Comcast has pursued sales sourcing litigation in several states, with recent decisions not going their way. In 2018, the Oregon Supreme Court affirmed a decision holding that Comcast was required to apportion all of its revenue using an audience or subscriber factor in accordance with the state’s specific broadcaster apportionment statutes, rather than bifurcating its revenue streams for state apportionment purposes.7 In April 2019, the Tennessee Court of Appeals held that Comcast failed to correctly identify its income-producing activity and prove that a greater portion of its activity occurred in a state other than Tennessee for the 2006-2008 tax years.8 The Court of Appeals agreed that Comcast could use the operational approach to identify different categories of income-producing activity and then analyze each category separately. However, in affirming the trial court, the Court of Appeals held that Comcast had improperly identified five separate categories of activities “in an attempt to circumvent its tax liability.” The Court of Appeals did not suggest “an ideal list of categories,” but rejected the five categories that Comcast had used. Because Comcast did not meet its burden of proof, the Department’s assessment was presumed to be correct.


 
1 Comcast of Mass. I, Inc. v. Commissioner of Revenue, Mass. Ct. App., Dkt. No. 18-P-561, April 26, 2019 (summary decision).
2 During the tax years at issue, Massachusetts allowed taxpayers to file a combined corporation excise return pursuant to Mass. Gen. Laws ch. 63, § 32B. Under such a “combined” filing, each includable entity determined taxable net income separately before adding each entity’s taxable net income together to arrive at the combined net income of the group taxable under Mass. Gen. Laws ch. 63. This separate-entity calculation contrasts with the unitary-combined filing that was enacted by Massachusetts for tax years beginning on or after Jan. 1, 2009. 
3 For tax years beginning before Jan. 1, 2014, Massachusetts required service revenue to be sourced under a cost of performance methodology for purposes of determining the corporate excise tax apportionment sales factor. Under Mass. Gen. Laws ch. 63, § 38 (f), if the income-producing activity of the taxpayer was performed both within and without Massachusetts, the sale was deemed to be a Massachusetts sale for apportionment purposes if the greater proportion of the income-producing activity was performed in Massachusetts. For tax years beginning on after January 1, 2014, Massachusetts uses market-based sourcing.
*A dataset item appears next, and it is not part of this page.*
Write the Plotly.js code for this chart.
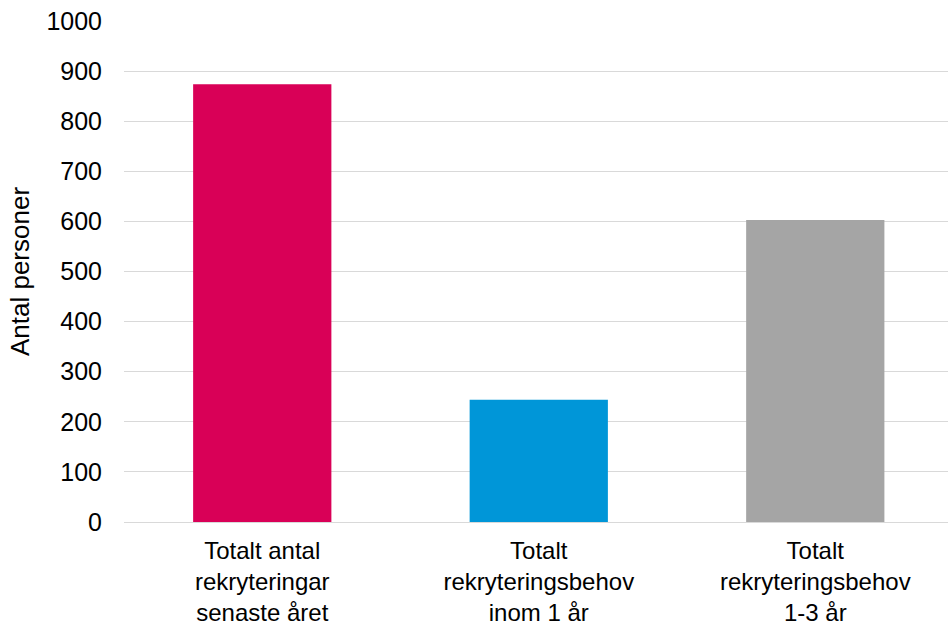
<!DOCTYPE html>
<html>
<head>
<meta charset="utf-8">
<script src="https://cdn.plot.ly/plotly-3.0.1.min.js"></script>
<style>
  html, body { margin: 0; padding: 0; background: #fff; }
  #chart { width: 948px; height: 627px; }
</style>
</head>
<body>
<div id="chart"></div>
<script>
// Rekryteringar och rekryteringsbehov (antal personer)
const categories = [
  "Totalt antal<br>rekryteringar<br>senaste året",
  "Totalt<br>rekryteringsbehov<br>inom 1 år",
  "Totalt<br>rekryteringsbehov<br>1-3 år"
];
const values = [874, 244, 603];
const barColors = ["#D90057", "#0096D8", "#A5A5A5"];
const yTicks = [0, 100, 200, 300, 400, 500, 600, 700, 800, 900, 1000];

const trace = {
  type: "bar",
  x: [0, 1, 2],
  y: values,
  marker: { color: barColors },
  hoverinfo: "y"
};

const layout = {
  width: 948,
  height: 627,
  margin: { l: 124, r: 0, t: 21, b: 105 },
  paper_bgcolor: "#fff",
  plot_bgcolor: "#fff",
  bargap: 0.5,
  showlegend: false,
  font: { family: "Liberation Sans, Arial, sans-serif", color: "#000" },
  xaxis: {
    range: [-0.5, 2.48],
    tickmode: "array",
    tickvals: [0, 1, 2],
    ticktext: categories,
    tickfont: { size: 24, color: "#000" },
    showgrid: false,
    zeroline: false,
    showline: true,
    linecolor: "#D9D9D9",
    linewidth: 1,
    ticks: "",
    ticklabelstandoff: 7,
    automargin: false
  },
  yaxis: {
    range: [0, 1000],
    tickmode: "array",
    tickvals: yTicks,
    ticktext: yTicks.map(String),
    tickfont: { size: 25, color: "#000" },
    showgrid: true,
    gridcolor: "#D9D9D9",
    gridwidth: 1,
    zeroline: false,
    showline: false,
    ticks: "",
    ticklabelstandoff: 21,
    automargin: false,
    title: { text: "Antal personer", font: { size: 26, color: "#000" }, standoff: 9 }
  }
};

Plotly.newPlot("chart", [trace], layout, { staticPlot: true, displayModeBar: false });
</script>
</body>
</html>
4 Comcast of Massachusetts I, Inc. v. Massachusetts Commissioner of Revenue, Massachusetts Appellate Tax Board, Nos. C321986 - C321994, C322268, Nov. 10, 2017.
5 Former MASS. REGS. CODE tit. 830, § 63.38.1(9)(d). 
6 970 N.E.2d 814 (Mass. App. Ct.  2012). Following the AT&T decision, the Massachusetts Department of Revenue issued administrative guidance explaining that “[i]n general, the appropriateness of the transactional approach will depend on the nature of a taxpayer’s activity the performance of which creates an obligation of a particular customer to pay a specific consideration.” Technical Information Release 13-12: Commissioner of Revenue v. AT&T Corporation, Massachusetts Department of Revenue, Aug. 20, 2013.    
7 Comcast Corp. v. Department of Revenue, 423 P.3d 706 (Or. 2018). For further discussion of this case, see GT SALT Alert: Oregon Supreme Court Affirms Substantial Nexus and Subscriber-Based Sourcing Provisions. Oregon has adopted market-based sourcing for tax years beginning on or after January 1, 2018.   
8 Comcast Holdings Corp. v. Tennessee Department of Revenue, Tennessee of Court of Appeals, No. M2017-02250-COA-R3-CV, April 25, 2019. Note that Tennessee has adopted market-based sourcing for tax years beginning on or after July 1, 2016.